Beach Slang's James Alex doesn’t like to sit still. That’s why in between Beach Slang albums, he has reworked a couple of songs that he is now releasing under the Quiet Slang moniker. Quiet as in acoustic. With cello and piano. And no distortion. “We Were Babies & We Were Dirtbags” comes with stripped down versions of “Future Mixtape For The Art Kids” and “Bad Art & Weirdo Ideas” along with gentle takes on The Replacements’ “Androgynous” and Big Star’s “Thirteen”. We talked to James about the project and his future plans. Of which there are plenty! (photo credit: Charlie Lowe)
PRT: In just three years, you released two 7-inches, two full-lengths, two covers EPs and now another EP with acoustic songs. Where’s the fire?
James: I suppose I’m too dumb or too in love. Or maybe it’s both. I don’t know. This whole rock & roll thing—I just really dig it.
PRT: It’s not just the sheer number of releases, but you are pretty much constantly on the road as well. How do you manage to keep things from becoming a drag?
James: Humor, booze and best friends.
PRT: Does your relentless work ethic have anything to do with the fact that maybe you feel like Beach Slang is your last shot at the whole music thing and you want to get the most out of it?
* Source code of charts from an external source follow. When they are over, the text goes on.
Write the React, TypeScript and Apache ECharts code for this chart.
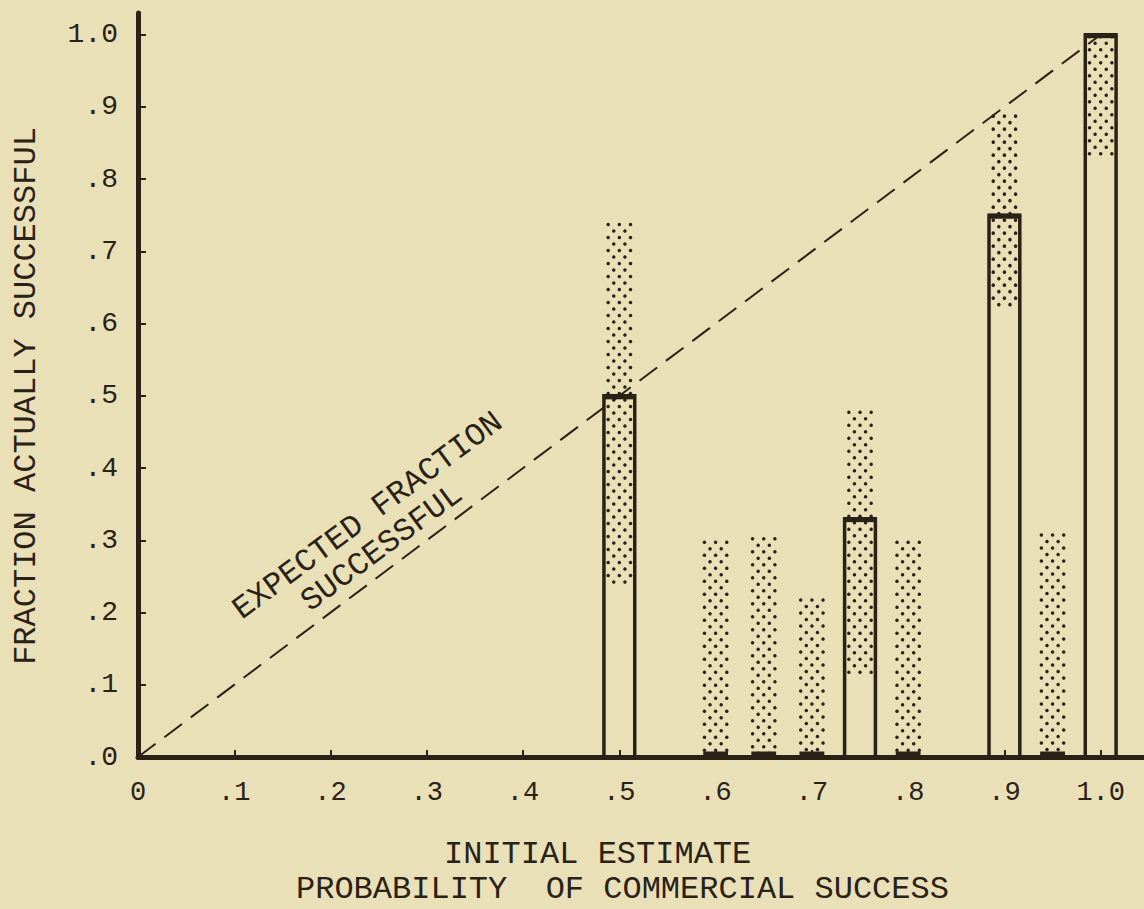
import React, { useEffect, useRef } from "react";
import * as echarts from "echarts";

// ---- Data ----
const estimates = [0.5, 0.6, 0.65, 0.7, 0.75, 0.8, 0.9, 0.95, 1.0];
const actualFraction = [0.5, 0, 0, 0, 0.33, 0, 0.75, 0, 1.0];
const rangeLow = [0.24, 0, 0, 0, 0.11, 0, 0.62, 0, 0.83];
const rangeHigh = [0.74, 0.3, 0.305, 0.22, 0.48, 0.3, 0.89, 0.31, 1.0];
const tickValues = [0, 0.1, 0.2, 0.3, 0.4, 0.5, 0.6, 0.7, 0.8, 0.9, 1.0];
const xTickLabels = ["0", ".1", ".2", ".3", ".4", ".5", ".6", ".7", ".8", ".9", "1.0"];
const yTickLabels = [".0", ".1", ".2", ".3", ".4", ".5", ".6", ".7", ".8", ".9", "1.0"];
const expectedLine = [
  [0, 0],
  [1, 1],
];

const INK = "#2a2117";
const PAPER = "#e9e0b8";
const FONT = "'Liberation Mono', 'DejaVu Sans Mono', monospace";
const BAR_HALF = 0.016;
const DOT_HALF = 0.0145;
const ROW_STEP = 6.5;

export default function App() {
  const ref = useRef<HTMLDivElement>(null);

  useEffect(() => {
    if (!ref.current) return;
    const chart = echarts.init(ref.current, undefined, { renderer: "svg" });

    const labelFor = (labels: string[]) => (v: number) => {
      const i = Math.round(v * 10);
      return Math.abs(v * 10 - i) < 1e-6 && i >= 0 && i < labels.length ? labels[i] : "";
    };

    const option: any = {
      animation: false,
      backgroundColor: PAPER,
      grid: { left: 138, right: 0, top: 13, bottom: 152, containLabel: false },
      xAxis: {
        type: "value",
        min: 0,
        max: 1.045,
        interval: 0.1,
        splitLine: { show: false },
        axisLine: { show: true, onZero: false, lineStyle: { color: INK, width: 5 } },
        axisTick: {
          show: true,
          inside: true,
          length: 7,
          customValues: tickValues,
          lineStyle: { color: INK, width: 2 },
        },
        axisLabel: {
          customValues: tickValues,
          formatter: labelFor(xTickLabels),
          color: INK,
          fontFamily: FONT,
          fontSize: 27,
          margin: 22,
        },
      },
      yAxis: {
        type: "value",
        min: 0,
        max: 1.03,
        interval: 0.1,
        splitLine: { show: false },
        axisLine: { show: true, onZero: false, lineStyle: { color: INK, width: 5 } },
        axisTick: {
          show: true,
          inside: true,
          length: 8,
          customValues: tickValues,
          lineStyle: { color: INK, width: 2 },
        },
        axisLabel: {
          customValues: tickValues,
          formatter: labelFor(yTickLabels),
          color: INK,
          fontFamily: FONT,
          fontSize: 28,
          margin: 20,
        },
      },
      series: [
        {
          type: "line",
          name: "Expected",
          data: expectedLine,
          symbol: "none",
          z: 1,
          lineStyle: { color: INK, width: 2, type: [22, 11] },
        },
        {
          type: "custom",
          name: "Range",
          clip: false,
          z: 2,
          data: estimates.map((x, i) => [x, rangeLow[i], rangeHigh[i]]),
          renderItem: (_params: any, api: any) => {
            const x = api.value(0);
            const lo = api.value(1);
            const hi = api.value(2);
            const p1 = api.coord([x - DOT_HALF, hi]);
            const p2 = api.coord([x + DOT_HALF, lo]);
            const left = p1[0];
            const w = p2[0] - p1[0];
            const children: any[] = [];
            let row = 0;
            for (let y = p1[1] + 2; y <= p2[1] - 1; y += ROW_STEP, row++) {
              const cols = row % 2 === 0 ? [0.1, 0.5, 0.9] : [0.3, 0.7];
              for (const f of cols) {
                children.push({
                  type: "circle",
                  shape: { cx: left + f * w, cy: y, r: 1.75 },
                  style: { fill: INK },
                });
              }
            }
            return { type: "group", children };
          },
        },
        {
          type: "custom",
          name: "Actual",
          clip: false,
          z: 3,
          data: estimates.map((x, i) => [x, actualFraction[i]]),
          renderItem: (_params: any, api: any) => {
            const x = api.value(0);
            const v = api.value(1);
            const p1 = api.coord([x - BAR_HALF, v]);
            const p2 = api.coord([x + BAR_HALF, 0]);
            const children: any[] = [];
            if (v > 0) {
              children.push({
                type: "rect",
                shape: { x: p1[0], y: p1[1], width: p2[0] - p1[0], height: p2[1] - p1[1] },
                style: { fill: "none", stroke: INK, lineWidth: 3.5 },
              });
              children.push({
                type: "line",
                shape: { x1: p1[0], y1: p1[1] + 1, x2: p2[0], y2: p1[1] + 1 },
                style: { stroke: INK, lineWidth: 5 },
              });
            } else {
              children.push({
                type: "line",
                shape: { x1: p1[0] + 3, y1: p1[1] - 3, x2: p2[0] - 3, y2: p1[1] - 3 },
                style: { stroke: INK, lineWidth: 5 },
              });
            }
            return { type: "group", children };
          },
        },
      ],
      graphic: [
        {
          type: "text",
          x: 26,
          y: 396,
          rotation: Math.PI / 2,
          style: {
            text: "FRACTION ACTUALLY SUCCESSFUL",
            fill: INK,
            font: `32px ${FONT}`,
            textAlign: "center",
            textVerticalAlign: "middle",
          },
        },
        {
          type: "text",
          x: 444,
          y: 854,
          style: {
            text: "INITIAL ESTIMATE",
            fill: INK,
            font: `32px ${FONT}`,
            textAlign: "left",
            textVerticalAlign: "middle",
          },
        },
        {
          type: "text",
          x: 296,
          y: 889,
          style: {
            text: "PROBABILITY  OF COMMERCIAL SUCCESS",
            fill: INK,
            font: `32px ${FONT}`,
            textAlign: "left",
            textVerticalAlign: "middle",
          },
        },
        {
          type: "text",
          x: 368,
          y: 516,
          rotation: (36.5 * Math.PI) / 180,
          style: {
            text: "EXPECTED FRACTION",
            fill: INK,
            font: `32px ${FONT}`,
            textAlign: "center",
            textVerticalAlign: "middle",
          },
        },
        {
          type: "text",
          x: 382,
          y: 548,
          rotation: (36.5 * Math.PI) / 180,
          style: {
            text: "SUCCESSFUL",
            fill: INK,
            font: `32px ${FONT}`,
            textAlign: "center",
            textVerticalAlign: "middle",
          },
        },
      ],
    };

    chart.setOption(option);
    return () => chart.dispose();
  }, []);

  return (
    <div
      ref={ref}
      style={{ position: "fixed", left: 0, top: 0, width: 1144, height: 909, background: PAPER }}
    />
  );
}
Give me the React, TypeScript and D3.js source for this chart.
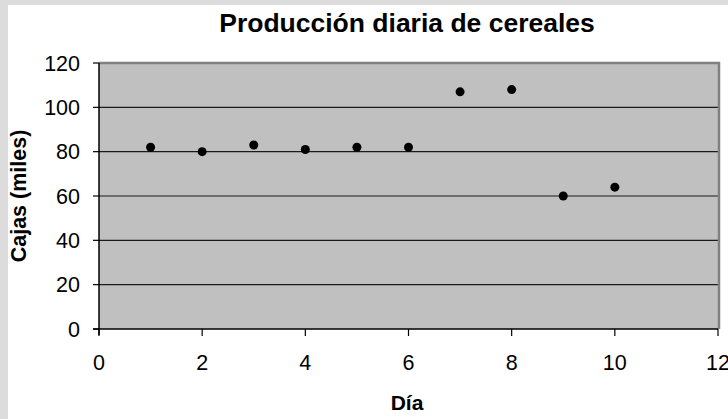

James: When Bukowski was asked to write his first novel, he turned the whole thing around in a week. His publisher asked him how the hell he did it and Bukowski said, “Fear.” I suppose that’s right about the same for me.
PRT: I’ve been a fan ever since you put out the first 7”, but I couldn’t help but feel that maybe “The Things We Do To Find People Who Feel Like Us” came a bit too soon after the first album. Did you feel like you needed to get another album out there that fast or is that just the way it turned out?
James: I just write when the writing comes. Who knows when that stuff is going to split, you know? “A Loud Bash Of Teenage Feelings” has been out for a year. I’m guessing it’ll be at least another year before the next full length comes out. I guess that’s the deal, right?—that there's no real plan. We just do things when it feels honest, when it feels charged. I’ll get some things right. I’ll mess a lot more up. That’s something I dig a whole lot about rock & roll—it was never wired to be perfect.
PRT: Did Flexner and Gallego leaving the band, have anything to do with where the idea of Quiet Slang came from? Is there something new you learned about your own songs after breaking them down to acoustic songs?
James: Not a bit. The whole Quiet Slang thing started because of two things: (1) my NPR Tiny Desk Concert and (2) my adoration of Stephin Merritt and The Magnetic Fields. I don’t know. There’s something fearless about tearing away volume. I learned they hold up. And that reversing the right sections sounds surprisingly lovely.
PRT: It looks like 2018 will be another busy year… is it true that there will be a Quiet Slang full-length early next year? And if so, is that mostly reworked Beach Slang songs or will there be more covers as well?
James: It’s absolutely true. And I’m chomping to throw it into the world. The aim is February 2018. It’s ten Beach Slang songs, with every release being represented. I don’t know, man. I’ve never been so satisfied with something I’ve made. It feels good to still be able to knock yourself over a bit.
PRT: I already mentioned the two covers EPs and the Quiet Slang EP also comes with covers of Replacements and Big Star songs. Do you just find them fun to do or is it more the idea to get a new generation curious about the likes Big Star, Ride and Dramarama?
James: It’s a whole lot of both. I mean, anyone that connects with the stuff I write, I want to sort of say, “Look, if you dig this, here’s where it came from. This stuff is the real stuff. It’s the blueprint. Dig in.”
PRT: I read that there will also be a new Beach Slang album next year… can you already tell us something about that? How is it shaping up? And what is it like working on new songs with two new faces added to the line-up?
James: Beach Slang is an interesting animal. I mean, writing to me is a very solitary process. It’s not really affected by who I’m playing shows with. It keeps the sound consistent. I suppose I need the freedom that isolation gives. It offers a strange bravado I wouldn’t otherwise have. So, yeah, it’s coming along. I’ve got about half of it written and it feels like a well-charged banger. I mean, making the Quiet Slang record really cracked something open in me. New chord voicings, weirdo harmonies, experimental thinking—that stuff is definitely dripping into what I’m writing for LP3. Avant garage schlock or something like that.